# EXERCISE REQUIREMENTS
Restate the lines word for word, from the first line of the records through the line containing "ReferenceDot, ReferenceLine, Scatter". Leave out the pictures and anything after that line.

# MATERIAL PROVIDED
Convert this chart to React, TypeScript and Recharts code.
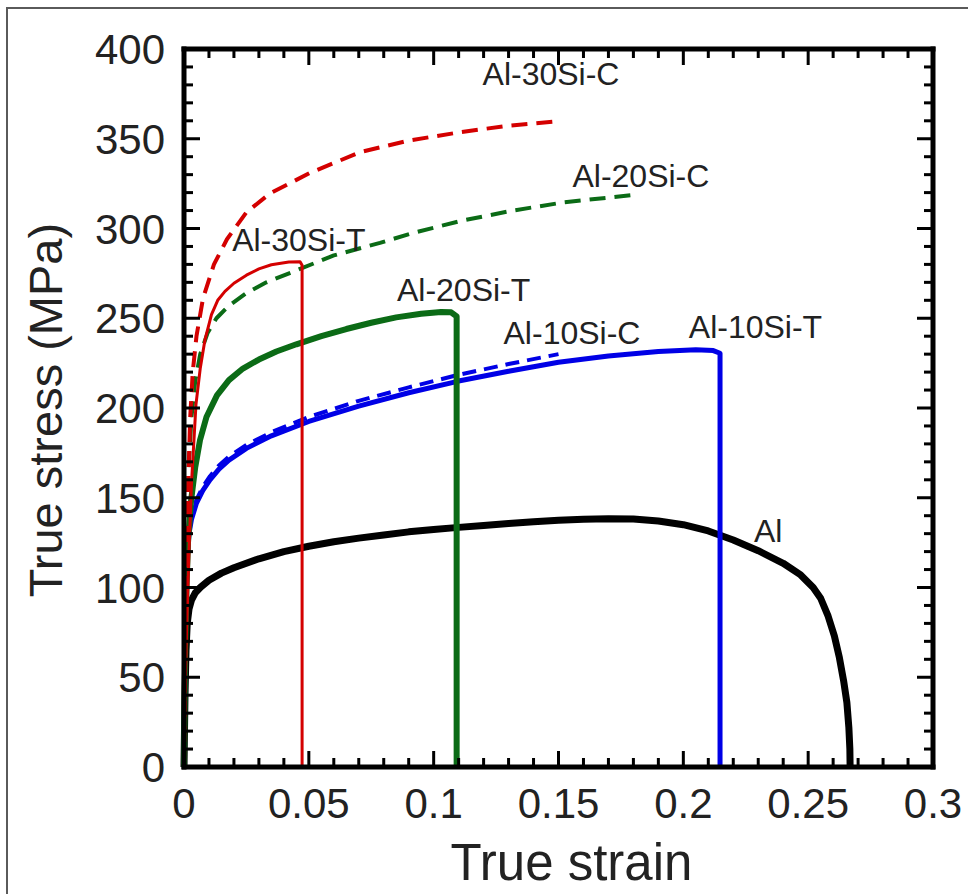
import { LineChart, Line, XAxis, YAxis, ReferenceDot, ReferenceLine, Scatter } from "recharts";

// [true strain, true stress (MPa)]
const al: [number, number][] = [
  [0, 0], [0.0004, 40], [0.0008, 65], [0.0013, 80], [0.002, 88], [0.003, 93],
  [0.0045, 97], [0.0065, 100], [0.01, 104], [0.015, 108], [0.02, 111], [0.03, 116],
  [0.04, 120], [0.05, 123], [0.06, 125.5], [0.07, 127.5], [0.08, 129.3], [0.09, 131],
  [0.1, 132.3], [0.11, 133.5], [0.12, 134.6], [0.13, 135.6], [0.14, 136.6], [0.15, 137.4],
  [0.16, 138], [0.17, 138.3], [0.18, 138.2], [0.19, 137], [0.2, 135], [0.21, 131.5],
  [0.22, 126.5], [0.23, 120.5], [0.24, 113.5], [0.247, 107], [0.252, 100], [0.255, 94],
  [0.258, 84], [0.2605, 73], [0.2625, 61], [0.2642, 48], [0.2655, 36], [0.2663, 22],
  [0.2667, 10], [0.2668, 0],
];

const al10SiT: [number, number][] = [
  [0, 0], [0.0003, 50], [0.0007, 90], [0.0012, 115], [0.002, 130], [0.003, 138],
  [0.005, 147], [0.0075, 154], [0.0104, 160], [0.014, 166], [0.018, 171], [0.025, 177.5],
  [0.035, 184.5], [0.05, 192.5], [0.07, 201], [0.09, 208.5], [0.11, 215], [0.13, 220.5],
  [0.15, 225.5], [0.17, 229], [0.19, 231.5], [0.205, 232.5], [0.212, 232], [0.2147, 230.5],
  [0.2147, 0],
];

const al10SiC: [number, number][] = [
  [0, 0], [0.0003, 55], [0.0007, 95], [0.0012, 120], [0.002, 132], [0.003, 140],
  [0.005, 149], [0.0075, 156], [0.0104, 162], [0.014, 168], [0.018, 173], [0.025, 179.5],
  [0.035, 186.5], [0.05, 195], [0.07, 204], [0.09, 211.5], [0.11, 218.5], [0.13, 224.5],
  [0.15, 230],
];

const al20SiT: [number, number][] = [
  [0, 0], [0.0004, 60], [0.001, 100], [0.0016, 125], [0.0028, 148], [0.0045, 167],
  [0.0064, 182], [0.009, 195], [0.0132, 207], [0.018, 215.5], [0.0236, 222], [0.03, 227],
  [0.037, 231.5], [0.045, 235.5], [0.055, 240], [0.065, 244], [0.075, 247.5], [0.085, 250.5],
  [0.095, 252.5], [0.103, 253.5], [0.107, 253.3], [0.1092, 251], [0.1092, 0],
];

const al20SiC: [number, number][] = [
  [0, 0], [0.0004, 70], [0.001, 125], [0.0018, 165], [0.003, 195], [0.0045, 215],
  [0.0065, 230], [0.0095, 242], [0.013, 250], [0.018, 257], [0.025, 264], [0.033, 270],
  [0.0465, 277.5], [0.06, 285], [0.0785, 292], [0.0917, 297.5], [0.1117, 304.5],
  [0.1318, 310], [0.1518, 314.5], [0.1718, 317.5], [0.182, 319],
];

const al30SiT: [number, number][] = [
  [0, 0], [0.0005, 45], [0.001, 75], [0.002, 120], [0.003, 158], [0.0048, 202],
  [0.0065, 222], [0.0084, 238], [0.011, 252], [0.0135, 260], [0.0164, 265], [0.02, 269.5],
  [0.025, 274], [0.03, 277.5], [0.035, 279.8], [0.042, 281.3], [0.0465, 281.5],
  [0.0473, 279.5], [0.0473, 0],
];

const al30SiC: [number, number][] = [
  [0, 0], [0.0004, 55], [0.0009, 105], [0.0016, 155], [0.0025, 195], [0.0035, 220],
  [0.005, 240], [0.0076, 261], [0.012, 280], [0.0172, 294], [0.025, 309], [0.0344, 319.5],
  [0.0505, 331], [0.0705, 342.5], [0.09, 349], [0.11, 353.5], [0.13, 357.3], [0.148, 359.5],
];

// curve labels: [text, strain, stress]
const curveLabels: [string, number, number][] = [
  ["Al-30Si-C", 0.147, 386],
  ["Al-20Si-C", 0.183, 329.5],
  ["Al-30Si-T", 0.046, 294],
  ["Al-20Si-T", 0.112, 266],
  ["Al-10Si-C", 0.1554, 242],
  ["Al-10Si-T", 0.2289, 245.5],
  ["Al", 0.234, 131.5],
];

const xMajor = [0, 0.05, 0.1, 0.15, 0.2, 0.25, 0.3];
const yMajor = [0, 50, 100, 150, 200, 250, 300, 350, 400];
const minorPerMajor = 5;

const X_MIN = 0;
const X_MAX = 0.3;
const Y_MIN = 0;
const Y_MAX = 400;

const subdivide = (majors: number[], n: number) => {
  const out: number[] = [];
  for (let i = 0; i < majors.length - 1; i++) {
    const step = (majors[i + 1] - majors[i]) / n;
    for (let k = 0; k < n; k++) out.push(+(majors[i] + k * step).toFixed(6));
  }
  out.push(majors[majors.length - 1]);
  return out;
};

const isMajor = (v: number, majors: number[]) => majors.some((m) => Math.abs(m - v) < 1e-6);

const xInner = subdivide(xMajor, minorPerMajor).filter((t) => t > X_MIN && t < X_MAX);
const yInner = subdivide(yMajor, minorPerMajor).filter((t) => t > Y_MIN && t < Y_MAX);

const bottomTicks = xInner.map((t) => ({ x: t, y: Y_MIN, major: isMajor(t, xMajor) }));
const topTicks = xInner.map((t) => ({ x: t, y: Y_MAX, major: isMajor(t, xMajor) }));
const leftTicks = yInner.map((t) => ({ x: X_MIN, y: t, major: isMajor(t, yMajor) }));
const rightTicks = yInner.map((t) => ({ x: X_MAX, y: t, major: isMajor(t, yMajor) }));

const FONT = "'Liberation Sans', Arial, sans-serif";
const TEXT = "#222";

const toPoints = (pts: [number, number][]) => pts.map(([x, y]) => ({ x, y }));

const BottomTick = (props: any) => {
  const { cx, cy, payload } = props;
  const len = payload && payload.major ? 16 : 9;
  return <rect x={cx - 1.5} y={cy - len} width={3} height={len} fill="black" />;
};
const TopTick = (props: any) => {
  const { cx, cy, payload } = props;
  const len = payload && payload.major ? 16 : 9;
  return <rect x={cx - 1.5} y={cy} width={3} height={len} fill="black" />;
};
const LeftTick = (props: any) => {
  const { cx, cy, payload } = props;
  const len = payload && payload.major ? 16 : 9;
  return <rect x={cx} y={cy - 1.5} width={len} height={3} fill="black" />;
};
const RightTick = (props: any) => {
  const { cx, cy, payload } = props;
  const len = payload && payload.major ? 16 : 9;
  return <rect x={cx - len} y={cy - 1.5} width={len} height={3} fill="black" />;
};

const XLabelTick = (props: any) => {
  const { x, y, payload } = props;
  const v = payload.value as number;
  return (
    <text x={x} y={y + 51} textAnchor="middle" fontSize={42} fontFamily={FONT} fill={TEXT}>
      {String(+v.toFixed(2))}
    </text>
  );
};

const YLabelTick = (props: any) => {
  const { x, y, payload } = props;
  return (
    <text x={x - 19} y={y} dy="0.36em" textAnchor="end" fontSize={42} fontFamily={FONT} fill={TEXT}>
      {String(payload.value)}
    </text>
  );
};

const series = [
  { name: "Al", pts: al, color: "#000000", width: 7, dash: undefined },
  { name: "Al-10Si-C", pts: al10SiC, color: "#0000e6", width: 4, dash: "14 8" },
  { name: "Al-10Si-T", pts: al10SiT, color: "#0000e6", width: 5, dash: undefined },
  { name: "Al-20Si-C", pts: al20SiC, color: "#0b6b16", width: 4, dash: "16 9" },
  { name: "Al-20Si-T", pts: al20SiT, color: "#0b6b16", width: 6, dash: undefined },
  { name: "Al-30Si-C", pts: al30SiC, color: "#d40000", width: 4, dash: "16 9" },
  { name: "Al-30Si-T", pts: al30SiT, color: "#d40000", width: 3, dash: undefined },
];

const frameEdges: { key: string; seg: [{ x: number; y: number }, { x: number; y: number }] }[] = [
  { key: "b", seg: [{ x: X_MIN, y: Y_MIN }, { x: X_MAX, y: Y_MIN }] },
  { key: "t", seg: [{ x: X_MIN, y: Y_MAX }, { x: X_MAX, y: Y_MAX }] },
  { key: "l", seg: [{ x: X_MIN, y: Y_MIN }, { x: X_MIN, y: Y_MAX }] },
  { key: "r", seg: [{ x: X_MAX, y: Y_MIN }, { x: X_MAX, y: Y_MAX }] },
];

export default function App() {
  return (
    <div style={{ position: "absolute", left: 0, top: 0, width: 968, height: 894, background: "#fff" }}>
      <div
        style={{
          position: "absolute",
          left: 6,
          top: 7,
          width: 962,
          height: 887,
          borderTop: "2px solid #5a5a5a",
          borderLeft: "2px solid #5a5a5a",
        }}
      />
      <LineChart
        width={968}
        height={894}
        margin={{ top: 49, right: 35, left: 124, bottom: 87 }}
        style={{ position: "absolute", left: 0, top: 0 }}
      >
        <XAxis
          xAxisId="bottom"
          dataKey="x"
          type="number"
          domain={[X_MIN, X_MAX]}
          ticks={xMajor}
          interval={0}
          height={40}
          tickSize={0}
          tickMargin={0}
          tickLine={false}
          axisLine={{ stroke: "black", strokeWidth: 4 }}
          tick={XLabelTick}
          label={{
            content: ({ viewBox }: any) => (
              <text
                x={viewBox.x + viewBox.width / 2 + 13}
                y={viewBox.y + 113}
                textAnchor="middle"
                fontSize={51}
                fontFamily={FONT}
                fill={TEXT}
              >
                True strain
              </text>
            ),
          }}
        />
        <YAxis
          yAxisId="left"
          dataKey="y"
          type="number"
          domain={[Y_MIN, Y_MAX]}
          ticks={yMajor}
          interval={0}
          width={60}
          tickSize={0}
          tickMargin={0}
          tickLine={false}
          axisLine={{ stroke: "black", strokeWidth: 4 }}
          tick={YLabelTick}
          label={{
            content: ({ viewBox }: any) => {
              const cx = viewBox.x - 62;
              const cy = viewBox.y + viewBox.height / 2 + 2;
              return (
                <text
                  x={cx}
                  y={cy}
                  transform={`rotate(-90, ${cx}, ${cy})`}
                  textAnchor="middle"
                  fontSize={47}
                  fontFamily={FONT}
                  fill={TEXT}
                >
                  True stress (MPa)
                </text>
              );
            },
          }}
        />
        {series.map((s) => (
          <Line
            key={s.name}
            xAxisId="bottom"
            yAxisId="left"
            data={toPoints(s.pts)}
            dataKey="y"
            name={s.name}
            type="linear"
            stroke={s.color}
            strokeWidth={s.width}
            strokeDasharray={s.dash}
            strokeLinejoin="round"
            dot={false}
            isAnimationActive={false}
          />
        ))}
        <Scatter xAxisId="bottom" yAxisId="left" data={bottomTicks} dataKey="y" fill="black" shape={BottomTick} isAnimationActive={false} />
        <Scatter xAxisId="bottom" yAxisId="left" data={topTicks} dataKey="y" fill="black" shape={TopTick} isAnimationActive={false} />
        <Scatter xAxisId="bottom" yAxisId="left" data={leftTicks} dataKey="y" fill="black" shape={LeftTick} isAnimationActive={false} />
        <Scatter xAxisId="bottom" yAxisId="left" data={rightTicks} dataKey="y" fill="black" shape={RightTick} isAnimationActive={false} />
        {frameEdges.map((e) => (
          <ReferenceLine
            key={e.key}
            xAxisId="bottom"
            yAxisId="left"
            segment={e.seg}
            stroke="black"
            strokeWidth={5}
            strokeLinecap="square"
          />
        ))}
        {curveLabels.map(([text, x, y]) => (
          <ReferenceDot
            key={text}
            xAxisId="bottom"
            yAxisId="left"
            x={x}
            y={y}
            r={0}
            fill="none"
            stroke="none"
            label={{ value: text, position: "center", fontSize: 32, fontFamily: FONT, fill: TEXT }}
          />
        ))}
      </LineChart>
    </div>
  );
}
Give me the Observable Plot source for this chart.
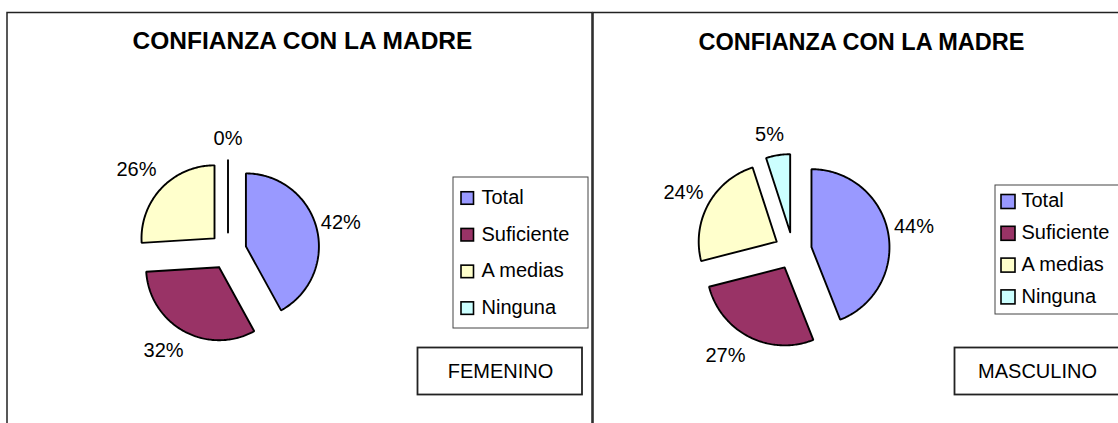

# THE COMPLETED TASK
Convert this chart to React, TypeScript and Recharts code.
import { LineChart, Line, XAxis, YAxis, ReferenceDot, ReferenceLine, Scatter } from "recharts";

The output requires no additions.